Students majoring in Economics will be introduced to the mechanisms of the current market economy. As internationalization of economic activities as well as the impact of the falling birthrate and the aging population increase rapidly, structural reforms responding to such social circumstances have become central policy concerns. Understanding the mechanisms of real economic activities from a theoretical and empirical framework will become the basis for generating measures to prevent poverty and unemployment, as well as protecting the global environment and maintaining living standards.
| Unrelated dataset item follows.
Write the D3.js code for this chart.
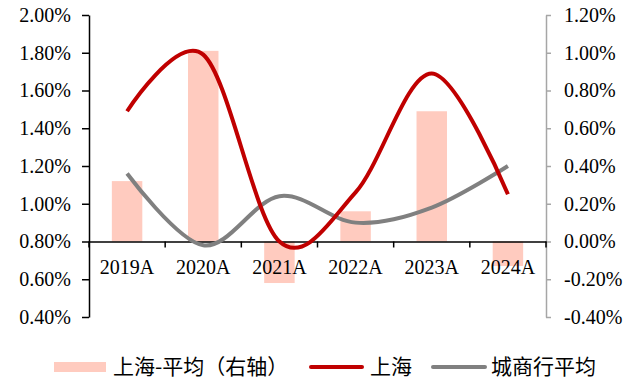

The Economics major enables students to analyze which are the most effective measures to assist the socially vulnerable within financial constraints, and which organizations can most efficiently carry these measures out, not only in business and industry but also in fields such as social security and welfare.

Learning Goals

The main goal of Economics is to carry out theoretical research that satisfies international standards, but it also aims to train human resources to who can, through empirical research, contribute solutions to specific economic problems faced by governments and economic societies today.

Students majoring in Economics will learn how to analyze current social problems using a variety of economics based perspectives. Course-taking plans would depend upon the future goal after graduation and are separated as follows: (1) the one for the student would like to utilize economics for specialized jobs, i.e. academic communities, international institutions, and government offices; (2) the one for the student would regard economics as a part of wide-ranging knowledge.

After completing foundation courses, students will combine courses that teach fundamental macroeconomic/microeconomic theory and econometric analysis methods with courses that deal with their application in a variety of areas. Those who aspire to continue onto graduate school where they can gain a more thorough understanding of economics should complete more courses dealing with theoretical and quantitative methods. For those who plan to work at business enterprises, etc., it would be reasonable to take courses centering on applied economics.